- _INSTRUCTION_: Below is a listing. Quote from it, exactly, the lines from the one containing "Output the Python" down to the one containing "Serif', 'Times New", both ends included, and nothing else.

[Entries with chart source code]

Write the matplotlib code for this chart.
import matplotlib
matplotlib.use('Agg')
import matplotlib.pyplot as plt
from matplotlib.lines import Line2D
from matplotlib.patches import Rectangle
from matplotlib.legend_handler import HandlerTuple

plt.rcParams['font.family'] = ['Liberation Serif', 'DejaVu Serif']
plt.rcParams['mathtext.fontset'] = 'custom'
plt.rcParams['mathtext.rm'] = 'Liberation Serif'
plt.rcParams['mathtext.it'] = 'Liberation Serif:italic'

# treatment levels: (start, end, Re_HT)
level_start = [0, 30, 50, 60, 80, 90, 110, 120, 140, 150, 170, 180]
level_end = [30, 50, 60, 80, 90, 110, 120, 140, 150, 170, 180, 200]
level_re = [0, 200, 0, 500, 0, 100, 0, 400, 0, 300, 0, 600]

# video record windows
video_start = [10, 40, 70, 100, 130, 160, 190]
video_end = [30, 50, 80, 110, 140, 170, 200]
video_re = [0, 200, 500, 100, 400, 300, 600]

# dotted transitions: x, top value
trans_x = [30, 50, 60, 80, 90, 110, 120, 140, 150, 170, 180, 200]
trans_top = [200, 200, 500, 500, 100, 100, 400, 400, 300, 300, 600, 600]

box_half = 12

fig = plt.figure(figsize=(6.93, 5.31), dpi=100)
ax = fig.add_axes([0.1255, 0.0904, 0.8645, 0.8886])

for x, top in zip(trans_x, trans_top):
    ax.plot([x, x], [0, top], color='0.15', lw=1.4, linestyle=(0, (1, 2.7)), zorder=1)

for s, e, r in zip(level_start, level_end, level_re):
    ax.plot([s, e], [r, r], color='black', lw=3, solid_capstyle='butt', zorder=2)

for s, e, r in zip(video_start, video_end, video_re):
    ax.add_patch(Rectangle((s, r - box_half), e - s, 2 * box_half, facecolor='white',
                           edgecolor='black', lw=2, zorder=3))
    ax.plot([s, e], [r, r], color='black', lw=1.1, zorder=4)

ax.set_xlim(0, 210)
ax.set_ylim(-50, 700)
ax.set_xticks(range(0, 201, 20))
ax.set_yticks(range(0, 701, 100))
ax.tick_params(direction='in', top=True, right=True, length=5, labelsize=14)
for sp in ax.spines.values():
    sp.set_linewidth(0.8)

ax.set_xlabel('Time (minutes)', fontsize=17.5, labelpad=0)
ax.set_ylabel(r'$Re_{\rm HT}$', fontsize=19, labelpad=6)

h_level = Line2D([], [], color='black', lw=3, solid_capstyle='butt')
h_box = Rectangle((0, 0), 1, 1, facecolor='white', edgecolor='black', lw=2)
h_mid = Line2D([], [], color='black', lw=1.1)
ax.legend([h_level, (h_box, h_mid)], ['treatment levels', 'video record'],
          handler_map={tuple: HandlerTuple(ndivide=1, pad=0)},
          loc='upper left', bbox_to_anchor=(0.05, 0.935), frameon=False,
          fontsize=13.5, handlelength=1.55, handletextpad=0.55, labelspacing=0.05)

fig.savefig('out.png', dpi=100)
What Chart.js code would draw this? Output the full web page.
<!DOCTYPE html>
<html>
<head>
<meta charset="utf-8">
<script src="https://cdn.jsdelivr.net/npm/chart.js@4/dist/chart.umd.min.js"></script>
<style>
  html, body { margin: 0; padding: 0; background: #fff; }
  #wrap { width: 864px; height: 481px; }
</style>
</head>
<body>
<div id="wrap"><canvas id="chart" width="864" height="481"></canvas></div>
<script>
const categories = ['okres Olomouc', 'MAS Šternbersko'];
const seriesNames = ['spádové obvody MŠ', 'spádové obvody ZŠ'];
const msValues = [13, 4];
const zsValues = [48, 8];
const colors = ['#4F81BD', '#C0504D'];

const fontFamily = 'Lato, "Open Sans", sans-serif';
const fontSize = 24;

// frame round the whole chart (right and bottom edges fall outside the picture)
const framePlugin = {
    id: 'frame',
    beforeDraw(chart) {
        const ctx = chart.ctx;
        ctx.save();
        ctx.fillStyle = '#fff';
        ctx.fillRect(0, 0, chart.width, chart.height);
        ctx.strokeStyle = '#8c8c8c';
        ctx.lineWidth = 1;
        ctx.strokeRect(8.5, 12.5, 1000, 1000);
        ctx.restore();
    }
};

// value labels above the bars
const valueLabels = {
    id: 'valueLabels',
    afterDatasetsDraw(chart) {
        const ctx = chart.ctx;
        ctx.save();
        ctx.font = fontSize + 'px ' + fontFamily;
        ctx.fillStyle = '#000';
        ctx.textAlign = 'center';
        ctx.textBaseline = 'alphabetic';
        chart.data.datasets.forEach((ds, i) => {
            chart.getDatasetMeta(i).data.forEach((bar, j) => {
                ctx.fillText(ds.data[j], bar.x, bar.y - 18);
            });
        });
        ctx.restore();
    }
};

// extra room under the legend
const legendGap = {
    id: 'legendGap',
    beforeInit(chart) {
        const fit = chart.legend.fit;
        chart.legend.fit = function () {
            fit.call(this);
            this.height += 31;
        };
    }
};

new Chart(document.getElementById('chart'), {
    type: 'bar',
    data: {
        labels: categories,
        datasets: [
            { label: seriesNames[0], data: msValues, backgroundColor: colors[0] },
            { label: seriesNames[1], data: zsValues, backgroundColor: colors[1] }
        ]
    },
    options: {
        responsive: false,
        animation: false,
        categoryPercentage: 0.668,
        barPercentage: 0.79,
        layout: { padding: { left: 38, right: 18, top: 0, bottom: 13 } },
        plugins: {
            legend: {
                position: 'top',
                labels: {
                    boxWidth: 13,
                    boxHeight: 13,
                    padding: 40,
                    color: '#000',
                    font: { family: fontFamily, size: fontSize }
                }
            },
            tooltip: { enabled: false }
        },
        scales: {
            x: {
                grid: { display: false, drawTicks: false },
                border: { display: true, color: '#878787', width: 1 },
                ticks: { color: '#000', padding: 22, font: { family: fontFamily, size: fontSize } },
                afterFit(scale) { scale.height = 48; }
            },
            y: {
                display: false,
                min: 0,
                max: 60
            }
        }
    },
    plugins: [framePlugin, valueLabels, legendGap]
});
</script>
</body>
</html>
* * *
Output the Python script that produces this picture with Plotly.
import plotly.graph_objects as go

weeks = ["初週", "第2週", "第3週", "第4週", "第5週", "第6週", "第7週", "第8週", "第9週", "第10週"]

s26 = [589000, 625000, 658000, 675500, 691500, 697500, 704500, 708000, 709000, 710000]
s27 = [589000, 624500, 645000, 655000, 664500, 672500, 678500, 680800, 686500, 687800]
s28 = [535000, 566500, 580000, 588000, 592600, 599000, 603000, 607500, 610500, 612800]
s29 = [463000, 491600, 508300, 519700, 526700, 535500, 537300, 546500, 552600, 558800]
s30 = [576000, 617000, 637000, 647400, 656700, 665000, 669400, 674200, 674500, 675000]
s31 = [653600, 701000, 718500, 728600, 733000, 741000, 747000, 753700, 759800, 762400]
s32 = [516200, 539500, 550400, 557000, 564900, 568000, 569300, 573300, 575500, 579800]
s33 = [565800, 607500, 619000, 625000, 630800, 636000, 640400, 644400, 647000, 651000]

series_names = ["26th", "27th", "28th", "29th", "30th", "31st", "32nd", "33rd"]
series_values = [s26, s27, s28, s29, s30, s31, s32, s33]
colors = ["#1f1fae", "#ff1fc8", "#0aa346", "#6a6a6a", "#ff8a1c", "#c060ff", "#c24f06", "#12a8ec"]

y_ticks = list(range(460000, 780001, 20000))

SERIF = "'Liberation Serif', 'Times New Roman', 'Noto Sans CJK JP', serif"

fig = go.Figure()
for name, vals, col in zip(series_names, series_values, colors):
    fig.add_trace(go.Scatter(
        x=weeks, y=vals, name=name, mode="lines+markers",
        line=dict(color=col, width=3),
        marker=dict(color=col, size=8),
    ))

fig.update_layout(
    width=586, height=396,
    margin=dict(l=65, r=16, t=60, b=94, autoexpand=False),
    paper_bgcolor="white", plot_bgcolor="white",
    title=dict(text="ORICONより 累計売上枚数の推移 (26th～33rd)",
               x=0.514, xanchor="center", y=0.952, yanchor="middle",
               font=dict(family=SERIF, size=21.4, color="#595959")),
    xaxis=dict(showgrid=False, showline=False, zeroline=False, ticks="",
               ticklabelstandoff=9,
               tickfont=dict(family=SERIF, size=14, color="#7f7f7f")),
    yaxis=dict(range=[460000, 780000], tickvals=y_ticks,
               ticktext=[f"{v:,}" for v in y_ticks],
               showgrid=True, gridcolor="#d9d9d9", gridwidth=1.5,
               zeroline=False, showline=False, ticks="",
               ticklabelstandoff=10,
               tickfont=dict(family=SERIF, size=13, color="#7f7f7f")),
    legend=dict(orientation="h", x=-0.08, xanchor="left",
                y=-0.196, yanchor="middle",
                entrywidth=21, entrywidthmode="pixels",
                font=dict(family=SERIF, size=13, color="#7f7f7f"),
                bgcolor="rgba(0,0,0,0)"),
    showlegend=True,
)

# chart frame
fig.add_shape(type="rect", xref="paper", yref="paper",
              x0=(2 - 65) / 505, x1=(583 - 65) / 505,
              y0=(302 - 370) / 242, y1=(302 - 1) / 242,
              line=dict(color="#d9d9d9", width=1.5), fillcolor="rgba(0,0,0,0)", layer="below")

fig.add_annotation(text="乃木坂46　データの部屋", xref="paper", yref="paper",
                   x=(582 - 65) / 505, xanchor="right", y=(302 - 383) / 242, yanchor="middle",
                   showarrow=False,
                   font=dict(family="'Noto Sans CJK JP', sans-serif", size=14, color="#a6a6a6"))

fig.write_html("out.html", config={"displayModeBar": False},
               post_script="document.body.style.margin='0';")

- _COMPLETE RESPONSE_:
Output the Python script that produces this picture with Plotly.
import plotly.graph_objects as go

weeks = ["初週", "第2週", "第3週", "第4週", "第5週", "第6週", "第7週", "第8週", "第9週", "第10週"]

s26 = [589000, 625000, 658000, 675500, 691500, 697500, 704500, 708000, 709000, 710000]
s27 = [589000, 624500, 645000, 655000, 664500, 672500, 678500, 680800, 686500, 687800]
s28 = [535000, 566500, 580000, 588000, 592600, 599000, 603000, 607500, 610500, 612800]
s29 = [463000, 491600, 508300, 519700, 526700, 535500, 537300, 546500, 552600, 558800]
s30 = [576000, 617000, 637000, 647400, 656700, 665000, 669400, 674200, 674500, 675000]
s31 = [653600, 701000, 718500, 728600, 733000, 741000, 747000, 753700, 759800, 762400]
s32 = [516200, 539500, 550400, 557000, 564900, 568000, 569300, 573300, 575500, 579800]
s33 = [565800, 607500, 619000, 625000, 630800, 636000, 640400, 644400, 647000, 651000]

series_names = ["26th", "27th", "28th", "29th", "30th", "31st", "32nd", "33rd"]
series_values = [s26, s27, s28, s29, s30, s31, s32, s33]
colors = ["#1f1fae", "#ff1fc8", "#0aa346", "#6a6a6a", "#ff8a1c", "#c060ff", "#c24f06", "#12a8ec"]

y_ticks = list(range(460000, 780001, 20000))

SERIF = "'Liberation Serif', 'Times New Roman', 'Noto Sans CJK JP', serif"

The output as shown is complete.